* Data shown:

============

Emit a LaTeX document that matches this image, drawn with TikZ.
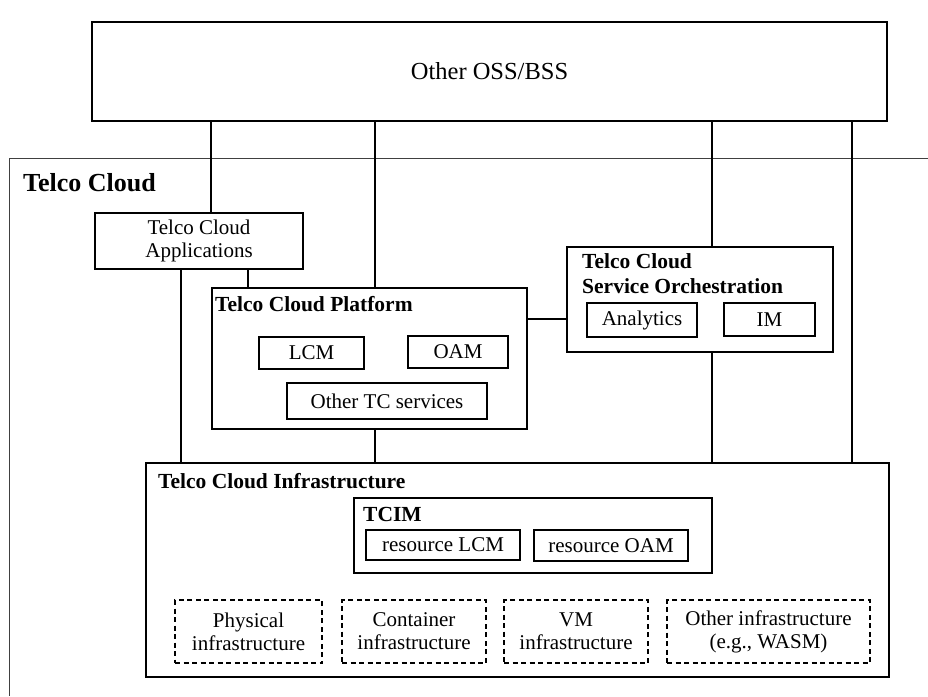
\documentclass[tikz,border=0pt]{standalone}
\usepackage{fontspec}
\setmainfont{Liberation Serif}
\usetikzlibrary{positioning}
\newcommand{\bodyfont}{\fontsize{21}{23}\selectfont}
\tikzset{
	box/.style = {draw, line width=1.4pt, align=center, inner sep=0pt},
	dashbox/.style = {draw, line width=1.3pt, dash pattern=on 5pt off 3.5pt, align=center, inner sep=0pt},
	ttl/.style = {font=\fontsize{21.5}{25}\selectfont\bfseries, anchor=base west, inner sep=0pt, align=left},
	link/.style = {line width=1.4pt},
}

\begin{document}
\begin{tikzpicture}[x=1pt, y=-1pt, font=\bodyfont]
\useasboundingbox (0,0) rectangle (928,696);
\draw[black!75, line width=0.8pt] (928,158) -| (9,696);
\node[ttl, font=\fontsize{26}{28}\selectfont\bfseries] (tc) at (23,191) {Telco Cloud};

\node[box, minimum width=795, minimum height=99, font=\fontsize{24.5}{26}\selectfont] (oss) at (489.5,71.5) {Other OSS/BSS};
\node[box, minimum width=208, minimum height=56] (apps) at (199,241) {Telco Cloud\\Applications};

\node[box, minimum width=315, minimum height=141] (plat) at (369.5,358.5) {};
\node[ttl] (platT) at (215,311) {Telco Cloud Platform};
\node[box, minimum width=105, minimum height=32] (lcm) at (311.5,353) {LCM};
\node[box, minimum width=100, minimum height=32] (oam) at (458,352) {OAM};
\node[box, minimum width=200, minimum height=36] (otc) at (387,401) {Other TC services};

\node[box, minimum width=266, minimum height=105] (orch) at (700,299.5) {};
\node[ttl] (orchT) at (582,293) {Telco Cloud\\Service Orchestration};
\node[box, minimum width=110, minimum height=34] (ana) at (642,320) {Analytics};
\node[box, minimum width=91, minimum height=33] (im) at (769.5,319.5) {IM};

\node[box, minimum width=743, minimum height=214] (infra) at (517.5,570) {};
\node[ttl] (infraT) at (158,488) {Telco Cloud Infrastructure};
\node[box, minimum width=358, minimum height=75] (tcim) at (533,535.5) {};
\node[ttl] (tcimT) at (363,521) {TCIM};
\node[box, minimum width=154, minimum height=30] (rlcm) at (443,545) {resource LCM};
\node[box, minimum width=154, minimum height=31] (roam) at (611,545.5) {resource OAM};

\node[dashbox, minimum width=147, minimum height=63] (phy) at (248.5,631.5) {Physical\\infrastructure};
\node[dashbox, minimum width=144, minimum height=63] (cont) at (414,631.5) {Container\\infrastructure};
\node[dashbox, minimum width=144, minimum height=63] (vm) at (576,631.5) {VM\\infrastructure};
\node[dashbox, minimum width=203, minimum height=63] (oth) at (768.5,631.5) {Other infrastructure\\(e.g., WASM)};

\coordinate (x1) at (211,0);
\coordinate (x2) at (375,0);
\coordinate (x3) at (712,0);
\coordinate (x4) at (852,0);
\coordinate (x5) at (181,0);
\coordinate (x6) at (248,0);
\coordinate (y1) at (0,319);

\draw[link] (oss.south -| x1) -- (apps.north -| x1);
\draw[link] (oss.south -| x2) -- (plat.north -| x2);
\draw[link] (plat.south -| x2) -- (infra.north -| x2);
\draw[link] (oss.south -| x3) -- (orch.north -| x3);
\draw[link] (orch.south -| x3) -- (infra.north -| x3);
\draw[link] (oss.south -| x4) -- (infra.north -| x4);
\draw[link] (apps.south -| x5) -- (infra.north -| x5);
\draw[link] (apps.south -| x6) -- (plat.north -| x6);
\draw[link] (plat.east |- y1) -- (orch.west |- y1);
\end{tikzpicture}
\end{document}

============

Reproduce the full material exactly, excluding the pictures.

Emit a LaTeX document that matches this image, drawn with TikZ.
\documentclass[tikz,border=0pt]{standalone}
\usepackage{fontspec}
\setmainfont{Liberation Serif}
\usetikzlibrary{positioning}
\newcommand{\bodyfont}{\fontsize{21}{23}\selectfont}
\tikzset{
	box/.style = {draw, line width=1.4pt, align=center, inner sep=0pt},
	dashbox/.style = {draw, line width=1.3pt, dash pattern=on 5pt off 3.5pt, align=center, inner sep=0pt},
	ttl/.style = {font=\fontsize{21.5}{25}\selectfont\bfseries, anchor=base west, inner sep=0pt, align=left},
	link/.style = {line width=1.4pt},
}

\begin{document}
\begin{tikzpicture}[x=1pt, y=-1pt, font=\bodyfont]
\useasboundingbox (0,0) rectangle (928,696);
\draw[black!75, line width=0.8pt] (928,158) -| (9,696);
\node[ttl, font=\fontsize{26}{28}\selectfont\bfseries] (tc) at (23,191) {Telco Cloud};

\node[box, minimum width=795, minimum height=99, font=\fontsize{24.5}{26}\selectfont] (oss) at (489.5,71.5) {Other OSS/BSS};
\node[box, minimum width=208, minimum height=56] (apps) at (199,241) {Telco Cloud\\Applications};

\node[box, minimum width=315, minimum height=141] (plat) at (369.5,358.5) {};
\node[ttl] (platT) at (215,311) {Telco Cloud Platform};
\node[box, minimum width=105, minimum height=32] (lcm) at (311.5,353) {LCM};
\node[box, minimum width=100, minimum height=32] (oam) at (458,352) {OAM};
\node[box, minimum width=200, minimum height=36] (otc) at (387,401) {Other TC services};

\node[box, minimum width=266, minimum height=105] (orch) at (700,299.5) {};
\node[ttl] (orchT) at (582,293) {Telco Cloud\\Service Orchestration};
\node[box, minimum width=110, minimum height=34] (ana) at (642,320) {Analytics};
\node[box, minimum width=91, minimum height=33] (im) at (769.5,319.5) {IM};

\node[box, minimum width=743, minimum height=214] (infra) at (517.5,570) {};
\node[ttl] (infraT) at (158,488) {Telco Cloud Infrastructure};
\node[box, minimum width=358, minimum height=75] (tcim) at (533,535.5) {};
\node[ttl] (tcimT) at (363,521) {TCIM};
\node[box, minimum width=154, minimum height=30] (rlcm) at (443,545) {resource LCM};
\node[box, minimum width=154, minimum height=31] (roam) at (611,545.5) {resource OAM};

\node[dashbox, minimum width=147, minimum height=63] (phy) at (248.5,631.5) {Physical\\infrastructure};
\node[dashbox, minimum width=144, minimum height=63] (cont) at (414,631.5) {Container\\infrastructure};
\node[dashbox, minimum width=144, minimum height=63] (vm) at (576,631.5) {VM\\infrastructure};
\node[dashbox, minimum width=203, minimum height=63] (oth) at (768.5,631.5) {Other infrastructure\\(e.g., WASM)};

\coordinate (x1) at (211,0);
\coordinate (x2) at (375,0);
\coordinate (x3) at (712,0);
\coordinate (x4) at (852,0);
\coordinate (x5) at (181,0);
\coordinate (x6) at (248,0);
\coordinate (y1) at (0,319);

\draw[link] (oss.south -| x1) -- (apps.north -| x1);
\draw[link] (oss.south -| x2) -- (plat.north -| x2);
\draw[link] (plat.south -| x2) -- (infra.north -| x2);
\draw[link] (oss.south -| x3) -- (orch.north -| x3);
\draw[link] (orch.south -| x3) -- (infra.north -| x3);
\draw[link] (oss.south -| x4) -- (infra.north -| x4);
\draw[link] (apps.south -| x5) -- (infra.north -| x5);
\draw[link] (apps.south -| x6) -- (plat.north -| x6);
\draw[link] (plat.east |- y1) -- (orch.west |- y1);
\end{tikzpicture}
\end{document}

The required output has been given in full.